Earlier in his opening remarks, the President of the Senate, Ahmad Lawan, said that though the PIB seemed to be jinxed since 2007 and 2019, the fresh effort will surely see the light of the day, adding that it is difficult to put a time frame on when the jinx would be broken through the passage of the bill because details of its contents must be understood and thoroughness applied in its consideration.
Lawan who disclosed that President Muhammadu Buhari’s communication will be read today said that the Ministry must be around to educate the National Assembly on the content of the Bill, adding, “the essence of this meeting between the leadership of the National Assembly and officials of the Ministry of Petroleum and NNPC is to discuss the essence and focus of the Petroleum Industry Bill that has been sent to the National Assembly about two weeks ago.
“We announce that the Bill is now in the National Assembly even though it is not before the National Assembly. By tomorrow when the letter of transmission is read on the floor of the Senate and House of Representatives, we will know what it is the Bill.
“The essence of this meeting is for us to understand what is in the Bill. That is the essence and purpose of the meeting.
This is just for us to interact with you on the content of the Bill so that we have some first-hand information, understanding, and idea of what is in there and of course from there the interaction will continue maybe at another level with our committees for the processing of the Bill by the National Assembly leading to its eventual passage by the grace of God.
“The PIB is said to be jinxed.
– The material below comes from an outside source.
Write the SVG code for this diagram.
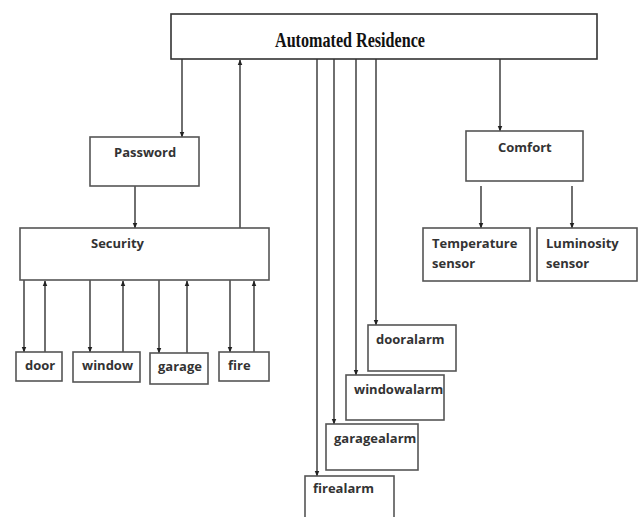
<svg xmlns="http://www.w3.org/2000/svg" width="640" height="517" viewBox="0 0 640 517">
<defs>
<marker id="ah" viewBox="0 0 10 10" refX="9" refY="5" markerWidth="6" markerHeight="6" orient="auto" markerUnits="userSpaceOnUse">
<path d="M0,1 L10,5 L0,9 z" fill="#222"/>
</marker>
<style>
.box{fill:#fff;stroke:#555;stroke-width:1.6}
.t{font-family:"Open Sans","Liberation Sans",sans-serif;font-weight:bold;font-size:13px;fill:#333}
.c line{stroke:#333;stroke-width:1.4;marker-end:url(#ah)}
.title{font-family:"Liberation Serif",serif;font-weight:bold;font-size:22px;fill:#111}
</style>
</defs>
<rect width="640" height="517" fill="#fff"/>
<g class="c" id="connectors">
<line x1="182" y1="59" x2="182" y2="137"/>
<line x1="240" y1="228" x2="240" y2="60"/>
<line x1="135" y1="186" x2="135" y2="228"/>
<line x1="500" y1="59" x2="500" y2="131"/>
<line x1="481" y1="186" x2="481" y2="228"/>
<line x1="572" y1="186" x2="572" y2="228"/>
<line x1="24" y1="280" x2="24" y2="352"/>
<line x1="45" y1="352" x2="45" y2="281"/>
<line x1="90" y1="280" x2="90" y2="352"/>
<line x1="123" y1="352" x2="123" y2="281"/>
<line x1="159" y1="280" x2="159" y2="353"/>
<line x1="187" y1="353" x2="187" y2="281"/>
<line x1="230" y1="280" x2="230" y2="352"/>
<line x1="254" y1="352" x2="254" y2="281"/>
<line x1="317" y1="59" x2="317" y2="476"/>
<line x1="334" y1="59" x2="334" y2="424"/>
<line x1="356" y1="59" x2="356" y2="375"/>
<line x1="376" y1="59" x2="376" y2="325"/>
</g>
<g id="residence">
<rect class="box" x="171" y="14" width="426" height="45" style="stroke:#333"/>
<text class="title" x="275" y="47" textLength="150" lengthAdjust="spacingAndGlyphs">Automated Residence</text>
</g>
<g id="password">
<rect class="box" x="90" y="137" width="109" height="49"/>
<text class="t" x="114" y="157">Password</text>
</g>
<g id="security">
<rect class="box" x="20" y="228" width="249" height="52"/>
<text class="t" x="91" y="248">Security</text>
</g>
<g id="door">
<rect class="box" x="16" y="352" width="46" height="29"/>
<text class="t" x="25" y="370">door</text>
</g>
<g id="window">
<rect class="box" x="73" y="352" width="67" height="30"/>
<text class="t" x="82" y="370">window</text>
</g>
<g id="garage">
<rect class="box" x="150" y="353" width="58" height="31"/>
<text class="t" x="158" y="371">garage</text>
</g>
<g id="fire">
<rect class="box" x="219" y="352" width="50" height="29"/>
<text class="t" x="228" y="370">fire</text>
</g>
<g id="comfort">
<rect class="box" x="466" y="131" width="117" height="50"/>
<text class="t" x="498" y="152">Comfort</text>
</g>
<g id="temperature">
<rect class="box" x="423" y="228" width="107" height="53"/>
<text class="t" x="432" y="248">Temperature</text>
<text class="t" x="432" y="268">sensor</text>
</g>
<g id="luminosity">
<rect class="box" x="537" y="228" width="100" height="53"/>
<text class="t" x="546" y="248">Luminosity</text>
<text class="t" x="546" y="268">sensor</text>
</g>
<g id="dooralarm">
<rect class="box" x="368" y="325" width="88" height="46"/>
<text class="t" x="376" y="344">dooralarm</text>
</g>
<g id="windowalarm">
<rect class="box" x="346" y="375" width="98" height="45"/>
<text class="t" x="354" y="394">windowalarm</text>
</g>
<g id="garagealarm">
<rect class="box" x="326" y="424" width="92" height="46"/>
<text class="t" x="334" y="443">garagealarm</text>
</g>
<g id="firealarm">
<rect class="box" x="305" y="476" width="89" height="50"/>
<text class="t" x="313" y="493">firealarm</text>
</g>
</svg>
Actually for a long time, roughly from 2007 to 2019, it was either the Bill was sponsored by the executive and not passed by the legislature as was the case in 2007 and 2011 in the 6th and 7th Assembly.
“In the 8th Assembly, the legislature sponsored the Bill by breaking it into three Bills which were passed but there was no assent.
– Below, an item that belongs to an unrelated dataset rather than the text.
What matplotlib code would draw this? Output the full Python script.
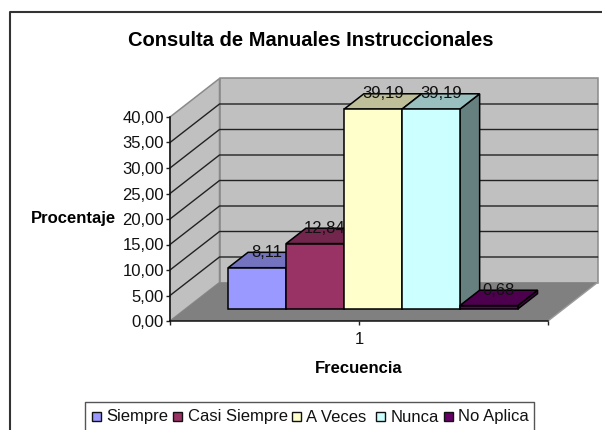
import matplotlib
matplotlib.use("Agg")
import matplotlib.pyplot as plt
from matplotlib.patches import Polygon, Rectangle
from matplotlib.lines import Line2D

plt.rcParams['font.family'] = ['Liberation Sans', 'DejaVu Sans']

title = "Consulta de Manuales Instruccionales"
series_names = ["Siempre", "Casi Siempre", "A Veces", "Nunca", "No Aplica"]
series_values = [8.11, 12.84, 39.19, 39.19, 0.68]
series_labels = ["8,11", "12,84", "39,19", "39,19", "0,68"]
colors = ["#9999FF", "#993366", "#FFFFCC", "#CCFFFF", "#660066"]
top_colors = ["#7373BF", "#73264D", "#BFBF99", "#99BFBF", "#4D004D"]
side_colors = ["#66668F", "#66223F", "#A8A888", "#668080", "#440044"]
y_ticks = [0, 5, 10, 15, 20, 25, 30, 35, 40]

W, H = 602, 430
fig = plt.figure(figsize=(W / 100, H / 100), dpi=100, facecolor="white")

# axes = front plane of the 3-D box
L, R, B, T = 170.0, 548.0, 321.0, 117.0
ax = fig.add_axes([L / W, 1 - B / H, (R - L) / W, (B - T) / H])
ax.set_xlim(0.5, 1.5)
ax.set_ylim(0, 40)
ax.patch.set_visible(False)
for s in ("top", "right"):
    ax.spines[s].set_visible(False)
for s in ("left", "bottom"):
    ax.spines[s].set_linewidth(1.1)
    ax.spines[s].set_color("#111111")
    ax.spines[s].set_zorder(6)

# shear for depth (fraction 0..1 of the box depth)
DX = 49.5 / (R - L)
DY = 38.5 / ((B - T) / 40)


def P(x, y, d):
    return (x + DX * d, y + DY * d)


def poly(pts, fc, ec="none", lw=0.0, z=1):
    ax.add_patch(Polygon(pts, closed=True, fc=fc, ec=ec, lw=lw, zorder=z,
                         clip_on=False, joinstyle="miter"))


x0, x1 = 0.5, 1.5
top = y_ticks[-1]
# walls and floor
poly([P(x0, 0, 1), P(x1, 0, 1), P(x1, top, 1), P(x0, top, 1)], "#C0C0C0", "#8A8A8A", 1.1, 1)
poly([P(x0, 0, 0), P(x0, 0, 1), P(x0, top, 1), P(x0, top, 0)], "#C0C0C0", "#8A8A8A", 1.1, 1)
poly([P(x0, 0, 0), P(x1, 0, 0), P(x1, 0, 1), P(x0, 0, 1)], "#808080", "none", 0, 2)
ax.plot(*zip(P(x1, 0, 0), P(x1, 0, 1)), color="#9A9A9A", lw=1.0, zorder=2, clip_on=False)

# gridlines
for v in y_ticks[1:-1]:
    ax.plot(*zip(P(x0, v, 0), P(x0, v, 1), P(x1, v, 1)), color="#222222", lw=1.0,
            zorder=3, clip_on=False, solid_joinstyle="miter")

# bars
d0, d1 = 0.31, 0.71
bar_left = 0.5 + (212.9 - L) / (R - L)
bar_w = 57.9 / (R - L)
for i, (v, lab) in enumerate(zip(series_values, series_labels)):
    a = bar_left + i * bar_w
    b = a + bar_w
    z = 10 + i
    ec, lw = "#000000", 1.1
    poly([P(b, 0, d0), P(b, 0, d1), P(b, v, d1), P(b, v, d0)], side_colors[i], ec, lw, z)
    poly([P(a, v, d0), P(b, v, d0), P(b, v, d1), P(a, v, d1)], top_colors[i], ec, lw, z)
    poly([P(a, 0, d0), P(b, 0, d0), P(b, v, d0), P(a, v, d0)], colors[i], ec, lw, z)
for i, (v, lab) in enumerate(zip(series_values, series_labels)):
    a = bar_left + i * bar_w
    lx = P(a + bar_w / 2, v, (d0 + d1) / 2)[0]
    ly = P(a + bar_w / 2, v, d1)[1]
    ax.text(lx, ly, lab, ha="center", va="center", fontsize=12, color="#111111",
            zorder=30, clip_on=False)

# axes ticks
ax.set_yticks(y_ticks)
ax.set_yticklabels([f"{v:.2f}".replace(".", ",") for v in y_ticks], fontsize=12)
ax.set_xticks([0.5, 1.0, 1.5])
ax.set_xticklabels(["", "1", ""], fontsize=12)
ax.tick_params(axis="both", length=3, width=1.0, color="#222222", pad=1.5, labelcolor="#111111")
ax.tick_params(axis="x", pad=5)

# axis titles and chart title
fig.text(359 / W, 1 - 373 / H, "Frecuencia", ha="center", va="baseline", fontsize=12, fontweight="bold")
fig.text(116 / W, 1 - 223 / H, "Procentaje", ha="right", va="baseline", fontsize=12, fontweight="bold")
fig.text(311 / W, 1 - 45.5 / H, title, ha="center", va="baseline", fontsize=14.5, fontweight="bold")

# outer frame (cropped by the image on the right and bottom)
fig.add_artist(Line2D([10 / W, 10 / W, 602 / W], [0, 1 - 12 / H, 1 - 12 / H], color="#333333", lw=1.5))

# legend frame and entries, cut by the lower edge of the picture
fig.add_artist(Line2D([85 / W, 85 / W, 534 / W, 534 / W], [0, 1 - 401.5 / H, 1 - 401.5 / H, 0], color="#555555", lw=1.0))
leg_swatch = [91.5, 173.5, 292, 376, 444]
for sx, name, c in zip(leg_swatch, series_names, colors):
    fig.add_artist(Rectangle((sx / W, 1 - 421 / H), 9 / W, 9 / H, fc=c, ec="#111111", lw=1.0,
                             transform=fig.transFigure))
    fig.text((sx + 14.5) / W, 1 - 421.5 / H, name, ha="left", va="baseline", fontsize=12, color="#111111")

fig.savefig("out.png", dpi=100)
Now the Bill is an executive Bill sent to the National Assembly. The two chambers promised even during our campaigns that we want to break that jinx.
We want to see an oil industry in Nigeria that is properly regulated and that does not only sustains the investments we have but attract even more investments. We want to see an oil industry that is very competitive and oil resources that are beneficial to Nigerians.”
Speaking in the same vein, the Speaker of the House of Representatives, Hon Femi Gbajabiamila, said that though the bill will be considered and passed speedily, thoroughness will not be sacrificed.
Gbajabiamila said, “Oil represents the livewire of our Nigeria’s economy, making the PIB the most important piece of legislation that will come out of the 9th National Assembly in months or years to come.
“We will pass the bill speedily, but not sacrifice thoroughness at the altar of speed. We have assembled a crack team of legislators who are versed in the workings of the industry.”